Why do cat's eyes glow in the dark?
Unlike human eyes, which work best in day light, the cat’s eyes must function well in extremely low light condition and as such are well suited to an animal that is predominantly nocturnal and crepuscular in activity. In darkness, cats eyes are able to function in approximately one-sixth of the light needed for human vision. However they must also be able to function well in daylight so just how is this achieved. In low light levels the cats pupil must be able to open as wide as possible, but also be able to contract to very small size to protect the sensitive retina in bright sunlight. In human eyes, this size variation of the pupil is controlled by a circular ciliary muscle, but this limits the amount of size variation. In cats however, the same process is controlled by two, shutter-like ciliary muscles, which gives the cat it’s characteristic slit-like pupil in bright light conditions. All cats pupils are therefore elliptical, however some, notable the ‘Big Cats’, appear more circular when dilated.
The size of the cats eye is relatively larger than those found in human, this enables a larger pupil and therefore more light to enter the eye. Generally, the lens is more curved enabling sharper focusing even at the edges of the lens.

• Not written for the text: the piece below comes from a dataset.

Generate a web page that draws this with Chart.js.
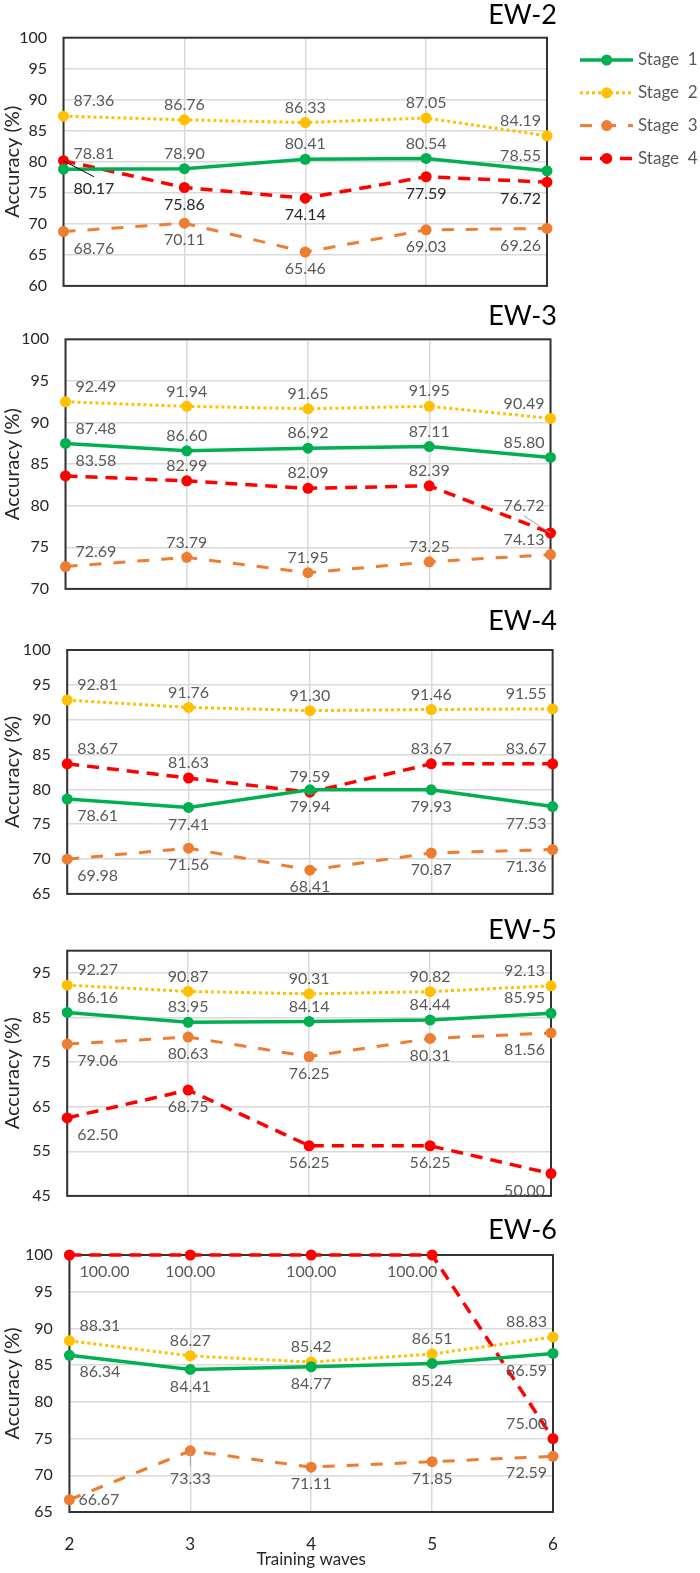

The size of the anterior chamber and the curvature of the cornea is also greater, which helps more light to be refracted onto the light-sensitive retina.
Another feature, which enabled the amount of light hitting the retina to be increased, is the tapetum lucidum. This is positioned at the back of the eye, behind the retina and acts like a mirror, reflecting light back onto the light sensor cells in the retina. This gives the cats eyes the characteristic night-time glow when they are caught in a beam of light.
There are two distinct types of light receptor cell on the retina – Cones, which are sensitive to high levels of light, used in colour vision and Rods, sensitive in low light conditions. In cats, there is a greater concentration of Rods, aiding their night-time vision. As in humans, there is a greater concentration of receptor cells at the centre of the eye, leading to the optic nerve. In cats, however, these a concentrated along a broader, horizontal band. This gives the cat far more sensitivity to movement along the horizontal axis and they are therefore more able to detect prey movement along the ground at greater distances.